Cops Cannot Search Your Cellphone Without A Warrant

Are you entitled to a reasonable expectation of privacy concerning your cell phone use? Up until recently, the California Supreme Court has said no. If you were arrested on suspicion of committing a crime, the police could routinely search your cell phone, including your stored images, websites visited, texts and calls made and received.

The rule used to be that such a search following your arrest was not protected under the Fourth Amendment. However, the United States Supreme Court dramatically changed course on June 25, 2014 when it unanimously decided that warrantless searches of an individual’s cellphone are unconstitutional.

This Supreme Court decision will have a profound impact on police procedures regarding cellphone searches.

Riley v. California, 573 U. S.  (2014)

The issue before the Supreme Court combined several cases across the country. All of these cases dealt with the same basic issue: Should law enforcement seize and search a person’s cellphone when a person is arrested?

In Riley V. California, David Leon Riley was arrested in 2009 on charges of unlawful possession of concealed firearms. Police officers seized Riley's phone and searched through his messages, contacts, videos, and photographs. Based in part on the data stored on Riley's phone, the officers charged him with an unrelated, gang-involved shooting that had taken place several weeks prior to his arrest. At trial, a jury convicted Riley and sentenced him to 15 years to life in prison.

Riley’s attorney attempted to suppress the cellphone evidence, arguing that the search violated his client’s Fourth Amendment rights. The California Court of Appeal rejected this argument, holding that the search was constitutionally permissible.

Riley’s conviction was affirmed.

Supreme Court Review

The justices considered whether a search after an arrest is justified by the interests in officer safety and in preventing evidence destruction. Generally, courts have ruled that the police are permitted to search an arrestee’s person and area near the arrestee for weapons that could put the officer at risk and to preserve evidence without first obtaining a warrant.

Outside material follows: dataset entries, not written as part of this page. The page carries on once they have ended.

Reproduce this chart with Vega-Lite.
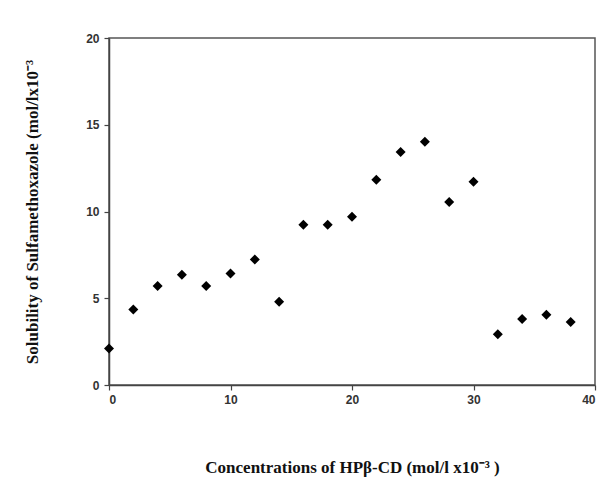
{
  "$schema": "https://vega.github.io/schema/vega-lite/v6.json",
  "width": 486,
  "height": 347,
  "autosize": {"type": "none"},
  "padding": {"left": 109, "top": 38, "right": 21, "bottom": 109},
  "background": "white",
  "config": {
    "view": {"stroke": "#555555", "strokeWidth": 1.5},
    "axis": {
      "domainColor": "#444444",
      "domainWidth": 1.5,
      "tickColor": "#444444",
      "tickWidth": 1.2,
      "tickSize": 5,
      "grid": false,
      "labelFont": "Liberation Sans",
      "labelFontSize": 12,
      "labelFontWeight": "bold",
      "labelColor": "#333333",
      "titleFont": "Liberation Serif",
      "titleFontSize": 17,
      "titleFontWeight": "bold",
      "titleColor": "#111111"
    }
  },
  "data": {
    "values": [
      {"x": 0, "y": 2.1},
      {"x": 2, "y": 4.35},
      {"x": 4, "y": 5.7},
      {"x": 6, "y": 6.35},
      {"x": 8, "y": 5.7},
      {"x": 10, "y": 6.42},
      {"x": 12, "y": 7.24},
      {"x": 14, "y": 4.8},
      {"x": 16, "y": 9.24},
      {"x": 18, "y": 9.24},
      {"x": 20, "y": 9.7},
      {"x": 22, "y": 11.83},
      {"x": 24, "y": 13.43},
      {"x": 26, "y": 14.02},
      {"x": 28, "y": 10.55},
      {"x": 30, "y": 11.72},
      {"x": 32, "y": 2.92},
      {"x": 34, "y": 3.8},
      {"x": 36, "y": 4.05},
      {"x": 38, "y": 3.63}
    ]
  },
  "mark": {"type": "point", "shape": "diamond", "filled": true, "color": "#000000", "size": 100, "opacity": 1},
  "encoding": {
    "x": {
      "field": "x",
      "type": "quantitative",
      "scale": {"domain": [0, 40], "nice": false},
      "axis": {"values": [0, 10, 20, 30, 40], "title": "Concentrations of HPβ-CD (mol/l x10⁻³  )", "titlePadding": 54, "labelPadding": 4}
    },
    "y": {
      "field": "y",
      "type": "quantitative",
      "scale": {"domain": [0, 20], "nice": false},
      "axis": {"values": [0, 5, 10, 15, 20], "title": "Solubility of Sulfamethoxazole (mol/lx10⁻³", "titlePadding": 44, "labelPadding": 5}
    }
  }
}
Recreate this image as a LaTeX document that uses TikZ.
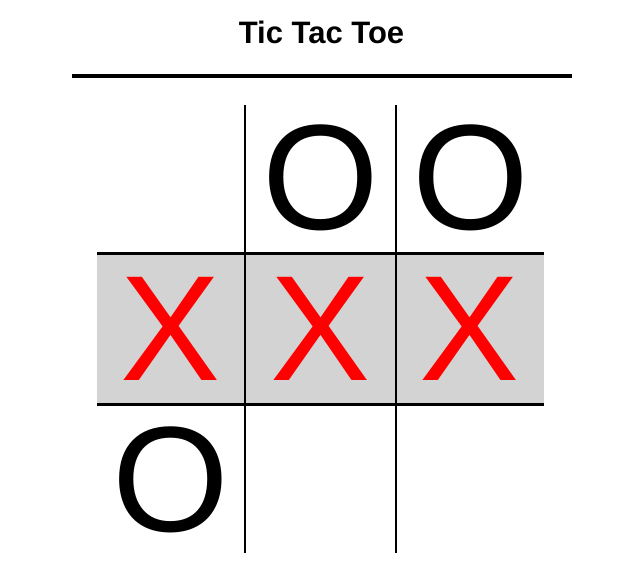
\documentclass[tikz,border=0pt]{standalone}
\usepackage{fontspec}
\setmainfont{Liberation Sans}
\definecolor{cellgray}{HTML}{D3D3D3}
\definecolor{xred}{HTML}{FF0000}
\begin{document}
\begin{tikzpicture}[x=1pt,y=-1pt,
  gridline/.style={line width=2.7pt,black},
  mark O/.style={anchor=base,inner sep=0pt,font=\fontsize{150}{150}\selectfont,text=black},
  mark X/.style={anchor=base,inner sep=0pt,font=\fontsize{150}{150}\selectfont,text=xred},
  titletext/.style={anchor=base,inner sep=0pt,font=\fontsize{31}{31}\selectfont\bfseries}]
\useasboundingbox (0,0) rectangle (636,575);
% title and rule
\node[titletext] (title) at (321.5,44) {Tic Tac Toe};
\draw[line width=3.3pt] (72,76) -- (572,76);
% shaded middle row
\fill[cellgray] (97,254) rectangle (544,404);
% grid
\draw[gridline] (245,105) -- (245,252.6);
\draw[gridline] (396,105) -- (396,252.6);
\draw[gridline] (245,255.4) -- (245,403);
\draw[gridline] (396,255.4) -- (396,403);
\draw[gridline] (245,406) -- (245,553);
\draw[gridline] (396,406) -- (396,553);
\draw[gridline] (97,253.8) -- (544,253.8);
\draw[gridline] (97,404.6) -- (544,404.6);
% marks
\node[mark O] (o12) at (321.3,229.8) {O};
\node[mark O] (o13) at (471.3,229.8) {O};
\node[mark X] (x21) at (170.5,380.7) {X};
\node[mark X] (x22) at (320.5,380.7) {X};
\node[mark X] (x23) at (470,380.7) {X};
\node[mark O] (o31) at (171.3,531.4) {O};
\end{tikzpicture}
\end{document}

However, the Supreme Court reasoned that these previous decisions did not cover data stored on cellphones because the data does not present a risk to the officer’s safety.

According to the court, “Cell phones differ in both a quantitative and a qualitative sense from other objects that might be kept on an arrestee's person.” Today, “many of the more than 90% of American adults who own cell phones keep on their person a digital record of nearly every aspect of their lives.”

Chief Justice John Roberts wrote the unanimous opinion. The Chief Justice explained that analogizing a search of data on the cell phone to a search of physical items is akin to “saying a ride on horseback is materially indistinguishable from a flight to the moon. Both are ways of getting from Point A to Point B but little else justified lumping them together.”

The justices agreed with Riley's position that personal, private information stored in an arrestee’s cellphone cannot be used as a weapon against the searching officer, nor facilitate an arrestee’s escape. Moreover, an individual has a reasonable expectation that his or her digitally stored data remains private

Thus, a search of one’s cellphone generally does not qualify for an exception to the warrant requirement mandated by the Fourth Amendment.

Accordingly, the Supreme Court ruled that if the police want to search your cell phone, the answer is simple: “Get a warrant.”

What Does This Decision Mean?

This decision is a stunning victory for individual privacy rights. As modern technology allows us to move vast amounts of private information in a convenient, easy to carry device, we should be able to expect a reasonable amount of privacy over the information stored in that device.

The court’s unanimous decision makes it perfectly clear to law enforcement agencies that warrantless searches of your cellphone will not be tolerated. In fact, shortly after the decision was publicized, chiefs of police and county sheriffs across California and the country immediately issued directives to their staffs updating policy procedures regarding cellphone searches.

What Does Wallin & Klarich Think?

The Framers of the Constitution were rightfully concerned about how much government intrusion into our private lives could be excused in defense of a legitimate and compelling government interest; namely, public safety.

The whole point in adopting the Fourth Amendment was to prevent generalized types of searches that the Framer’s despised.

Our Attorneys at Wallin & Klarich commend the United States Supreme Court on this historic and long overdue decision to protect the rights of ordinary citizens from an unlawful invasion of their private information.